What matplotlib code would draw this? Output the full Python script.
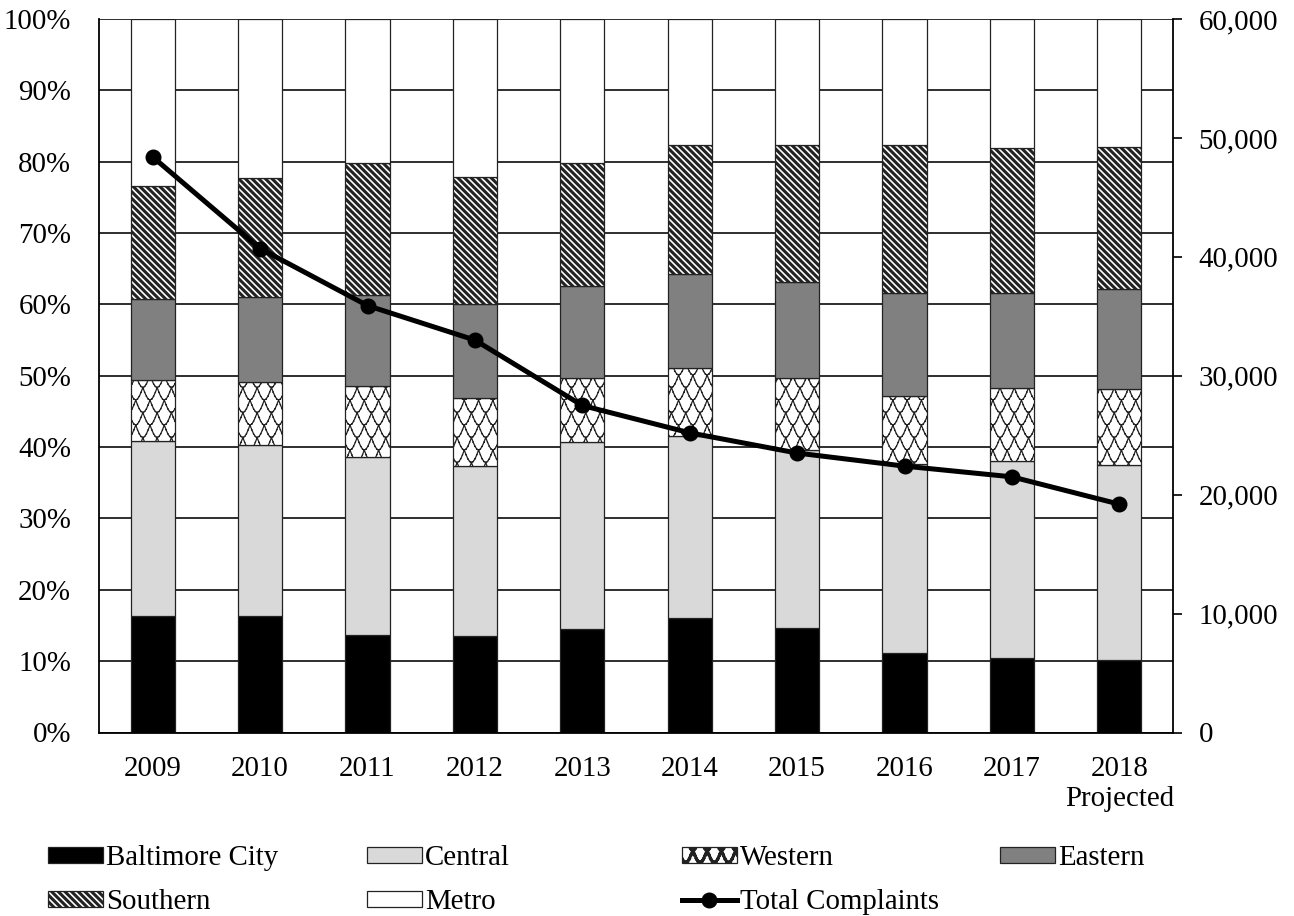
import warnings
import numpy as np
import matplotlib
matplotlib.use("Agg")
import matplotlib.pyplot as plt
import matplotlib.hatch as mhatch
from matplotlib.path import Path
from matplotlib.ticker import FuncFormatter, MultipleLocator

warnings.filterwarnings("ignore", category=matplotlib.MatplotlibDeprecationWarning)

# ---------------------------------------------------------------- data
years = ["2009", "2010", "2011", "2012", "2013", "2014", "2015", "2016", "2017",
         "2018\nProjected"]

baltimore_city = [16.3, 16.3, 13.7, 13.5, 14.5, 16.0, 14.6, 11.1, 10.4, 10.1]
central = [24.5, 24.0, 24.9, 23.8, 26.2, 25.6, 25.0, 26.6, 27.7, 27.4]
western = [8.6, 8.8, 10.0, 9.6, 9.0, 9.5, 10.1, 9.4, 10.2, 10.6]
eastern = [11.3, 11.9, 12.7, 13.1, 12.9, 13.1, 13.4, 14.5, 13.3, 14.0]
southern = [15.9, 16.7, 18.5, 17.8, 17.2, 18.2, 19.2, 20.8, 20.3, 19.9]
metro = [23.4, 22.3, 20.2, 22.2, 20.2, 17.6, 17.7, 17.6, 18.1, 18.0]

total_complaints = [48400, 40700, 35900, 33000, 27500, 25200, 23500, 22400, 21500, 19200]


# ---------------------------------------------------------------- fish-scale hatch ("~")
class ScaleHatch(mhatch.HatchPatternBase):
    """Rows of arcs offset by half a period, giving a scale/wave texture.

    Every arc is emitted as separate two-point segments so the renderer
    never fills the enclosed area.
    """

    def __init__(self, hatch, density):
        self.reps = hatch.count("~")
        self.rows = 8 * self.reps
        self.cols = 7 * self.reps
        self.per_row = self.cols * 8 + 1
        self.num_vertices = self.rows * (self.per_row - 1) * 2 if self.reps else 0

    def set_vertices_and_codes(self, vertices, codes):
        x = np.linspace(0.0, 1.0, self.per_row)
        nseg = self.per_row - 1
        for j in range(self.rows):
            shift = 0.5 * (j % 2)
            y = (j + 1) / self.rows - np.abs(np.sin(np.pi * (x * self.cols + shift))) / self.rows
            base = j * nseg * 2
            sl0 = slice(base, base + 2 * nseg, 2)
            sl1 = slice(base + 1, base + 2 * nseg, 2)
            vertices[sl0, 0] = x[:-1]
            vertices[sl0, 1] = y[:-1]
            vertices[sl1, 0] = x[1:]
            vertices[sl1, 1] = y[1:]
            codes[sl0] = Path.MOVETO
            codes[sl1] = Path.LINETO


mhatch._hatch_types.append(ScaleHatch)

# ---------------------------------------------------------------- style
FS = 20.8
plt.rcParams["font.family"] = ["Liberation Serif", "DejaVu Serif"]
plt.rcParams["font.size"] = FS
plt.rcParams["hatch.color"] = "black"

fig = plt.figure(figsize=(12.94, 9.16), dpi=100)
ax = fig.add_axes([99 / 1294, 1 - 732.5 / 916, (1173 - 99) / 1294, (732.5 - 19) / 916])

x = np.arange(len(years))
bar_w = 0.41

series = [
    ("Baltimore City", baltimore_city, dict(color="black", hatch=None, hlw=1.0)),
    ("Central", central, dict(color="#d9d9d9", hatch=None, hlw=1.0)),
    ("Western", western, dict(color="white", hatch="~", hlw=0.9)),
    ("Eastern", eastern, dict(color="#808080", hatch=None, hlw=1.0)),
    ("Southern", southern, dict(color="white", hatch="\\\\\\\\\\", hlw=2.2)),
    ("Metro", metro, dict(color="white", hatch=None, hlw=1.0)),
]

bottom = np.zeros(len(years))
bar_handles = {}
for name, vals, st in series:
    vals = np.asarray(vals) / 100.0
    plt.rcParams["hatch.linewidth"] = st["hlw"]
    kw = dict(bottom=bottom, color=st["color"], edgecolor="#222222",
              linewidth=0.9, label=name, zorder=2)
    if st["hatch"] is not None:
        kw["hatch"] = st["hatch"]
    cont = ax.bar(x, vals, bar_w, **kw)
    for p in cont.patches:
        if hasattr(p, "set_hatch_linewidth"):
            p.set_hatch_linewidth(st["hlw"])
    bar_handles[name] = cont
    bottom += vals
plt.rcParams["hatch.linewidth"] = 2.2

ax.set_xlim(-0.5, len(years) - 0.5)
ax.set_ylim(0, 1)
ax.yaxis.set_major_locator(MultipleLocator(0.1))
ax.yaxis.set_major_formatter(FuncFormatter(lambda v, _: f"{v * 100:.0f}%"))
ax.set_xticks(x)
ax.set_xticklabels(years)
ax.set_axisbelow(True)
ax.yaxis.grid(True, color="black", linewidth=1.15, zorder=0)
ax.tick_params(axis="y", length=0, pad=20)
ax.tick_params(axis="x", length=0, pad=17)
for side in ("top", "right"):
    ax.spines[side].set_visible(False)
for side in ("left", "bottom"):
    ax.spines[side].set_linewidth(1.3)
    ax.spines[side].set_color("black")

# total complaints on the secondary axis
ax2 = ax.twinx()
(line,) = ax2.plot(x, total_complaints, color="black", linewidth=3.6, marker="o",
                   markersize=10.5, label="Total Complaints", zorder=5)
ax2.set_ylim(0, 60000)
ax2.yaxis.set_major_locator(MultipleLocator(10000))
ax2.yaxis.set_major_formatter(FuncFormatter(lambda v, _: f"{v:,.0f}"))
ax2.tick_params(axis="y", direction="out", length=6.5, width=1.2, pad=12)
for side in ("top", "left", "bottom"):
    ax2.spines[side].set_visible(False)
ax2.spines["right"].set_linewidth(1.3)

# ---------------------------------------------------------------- legend columns
legend_kw = dict(loc="upper left", frameon=False, borderpad=0, borderaxespad=0,
                 handlelength=1.9, handleheight=0.48, handletextpad=0.1,
                 labelspacing=0.64, fontsize=FS)
columns = [
    (48, [bar_handles["Baltimore City"], bar_handles["Southern"]],
     ["Baltimore City", "Southern"]),
    (367, [bar_handles["Central"], bar_handles["Metro"]], ["Central", "Metro"]),
    (682, [bar_handles["Western"], line], ["Western", "Total Complaints"]),
    (1000, [bar_handles["Eastern"]], ["Eastern"]),
]
for px, hs, ls in columns:
    fig.legend(hs, ls, bbox_to_anchor=(px / 1294, 1 - 845 / 916), **legend_kw)

fig.savefig("out.png", dpi=100)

◆ **PROMPT**
Return the listing above word for word, with the pictures removed.

◆ **ANSWER BELOW**
What matplotlib code would draw this? Output the full Python script.
import warnings
import numpy as np
import matplotlib
matplotlib.use("Agg")
import matplotlib.pyplot as plt
import matplotlib.hatch as mhatch
from matplotlib.path import Path
from matplotlib.ticker import FuncFormatter, MultipleLocator

warnings.filterwarnings("ignore", category=matplotlib.MatplotlibDeprecationWarning)

# ---------------------------------------------------------------- data
years = ["2009", "2010", "2011", "2012", "2013", "2014", "2015", "2016", "2017",
         "2018\nProjected"]

baltimore_city = [16.3, 16.3, 13.7, 13.5, 14.5, 16.0, 14.6, 11.1, 10.4, 10.1]
central = [24.5, 24.0, 24.9, 23.8, 26.2, 25.6, 25.0, 26.6, 27.7, 27.4]
western = [8.6, 8.8, 10.0, 9.6, 9.0, 9.5, 10.1, 9.4, 10.2, 10.6]
eastern = [11.3, 11.9, 12.7, 13.1, 12.9, 13.1, 13.4, 14.5, 13.3, 14.0]
southern = [15.9, 16.7, 18.5, 17.8, 17.2, 18.2, 19.2, 20.8, 20.3, 19.9]
metro = [23.4, 22.3, 20.2, 22.2, 20.2, 17.6, 17.7, 17.6, 18.1, 18.0]

total_complaints = [48400, 40700, 35900, 33000, 27500, 25200, 23500, 22400, 21500, 19200]


# ---------------------------------------------------------------- fish-scale hatch ("~")
class ScaleHatch(mhatch.HatchPatternBase):
    """Rows of arcs offset by half a period, giving a scale/wave texture.

    Every arc is emitted as separate two-point segments so the renderer
    never fills the enclosed area.
    """

    def __init__(self, hatch, density):
        self.reps = hatch.count("~")
        self.rows = 8 * self.reps
        self.cols = 7 * self.reps
        self.per_row = self.cols * 8 + 1
        self.num_vertices = self.rows * (self.per_row - 1) * 2 if self.reps else 0

    def set_vertices_and_codes(self, vertices, codes):
        x = np.linspace(0.0, 1.0, self.per_row)
        nseg = self.per_row - 1
        for j in range(self.rows):
            shift = 0.5 * (j % 2)
            y = (j + 1) / self.rows - np.abs(np.sin(np.pi * (x * self.cols + shift))) / self.rows
            base = j * nseg * 2
            sl0 = slice(base, base + 2 * nseg, 2)
            sl1 = slice(base + 1, base + 2 * nseg, 2)
            vertices[sl0, 0] = x[:-1]
            vertices[sl0, 1] = y[:-1]
            vertices[sl1, 0] = x[1:]
            vertices[sl1, 1] = y[1:]
            codes[sl0] = Path.MOVETO
            codes[sl1] = Path.LINETO


mhatch._hatch_types.append(ScaleHatch)

# ---------------------------------------------------------------- style
FS = 20.8
plt.rcParams["font.family"] = ["Liberation Serif", "DejaVu Serif"]
plt.rcParams["font.size"] = FS
plt.rcParams["hatch.color"] = "black"

fig = plt.figure(figsize=(12.94, 9.16), dpi=100)
ax = fig.add_axes([99 / 1294, 1 - 732.5 / 916, (1173 - 99) / 1294, (732.5 - 19) / 916])

x = np.arange(len(years))
bar_w = 0.41

series = [
    ("Baltimore City", baltimore_city, dict(color="black", hatch=None, hlw=1.0)),
    ("Central", central, dict(color="#d9d9d9", hatch=None, hlw=1.0)),
    ("Western", western, dict(color="white", hatch="~", hlw=0.9)),
    ("Eastern", eastern, dict(color="#808080", hatch=None, hlw=1.0)),
    ("Southern", southern, dict(color="white", hatch="\\\\\\\\\\", hlw=2.2)),
    ("Metro", metro, dict(color="white", hatch=None, hlw=1.0)),
]

bottom = np.zeros(len(years))
bar_handles = {}
for name, vals, st in series:
    vals = np.asarray(vals) / 100.0
    plt.rcParams["hatch.linewidth"] = st["hlw"]
    kw = dict(bottom=bottom, color=st["color"], edgecolor="#222222",
              linewidth=0.9, label=name, zorder=2)
    if st["hatch"] is not None:
        kw["hatch"] = st["hatch"]
    cont = ax.bar(x, vals, bar_w, **kw)
    for p in cont.patches:
        if hasattr(p, "set_hatch_linewidth"):
            p.set_hatch_linewidth(st["hlw"])
    bar_handles[name] = cont
    bottom += vals
plt.rcParams["hatch.linewidth"] = 2.2

ax.set_xlim(-0.5, len(years) - 0.5)
ax.set_ylim(0, 1)
ax.yaxis.set_major_locator(MultipleLocator(0.1))
ax.yaxis.set_major_formatter(FuncFormatter(lambda v, _: f"{v * 100:.0f}%"))
ax.set_xticks(x)
ax.set_xticklabels(years)
ax.set_axisbelow(True)
ax.yaxis.grid(True, color="black", linewidth=1.15, zorder=0)
ax.tick_params(axis="y", length=0, pad=20)
ax.tick_params(axis="x", length=0, pad=17)
for side in ("top", "right"):
    ax.spines[side].set_visible(False)
for side in ("left", "bottom"):
    ax.spines[side].set_linewidth(1.3)
    ax.spines[side].set_color("black")

# total complaints on the secondary axis
ax2 = ax.twinx()
(line,) = ax2.plot(x, total_complaints, color="black", linewidth=3.6, marker="o",
                   markersize=10.5, label="Total Complaints", zorder=5)
ax2.set_ylim(0, 60000)
ax2.yaxis.set_major_locator(MultipleLocator(10000))
ax2.yaxis.set_major_formatter(FuncFormatter(lambda v, _: f"{v:,.0f}"))
ax2.tick_params(axis="y", direction="out", length=6.5, width=1.2, pad=12)
for side in ("top", "left", "bottom"):
    ax2.spines[side].set_visible(False)
ax2.spines["right"].set_linewidth(1.3)

# ---------------------------------------------------------------- legend columns
legend_kw = dict(loc="upper left", frameon=False, borderpad=0, borderaxespad=0,
                 handlelength=1.9, handleheight=0.48, handletextpad=0.1,
                 labelspacing=0.64, fontsize=FS)
columns = [
    (48, [bar_handles["Baltimore City"], bar_handles["Southern"]],
     ["Baltimore City", "Southern"]),
    (367, [bar_handles["Central"], bar_handles["Metro"]], ["Central", "Metro"]),
    (682, [bar_handles["Western"], line], ["Western", "Total Complaints"]),
    (1000, [bar_handles["Eastern"]], ["Eastern"]),
]
for px, hs, ls in columns:
    fig.legend(hs, ls, bbox_to_anchor=(px / 1294, 1 - 845 / 916), **legend_kw)

fig.savefig("out.png", dpi=100)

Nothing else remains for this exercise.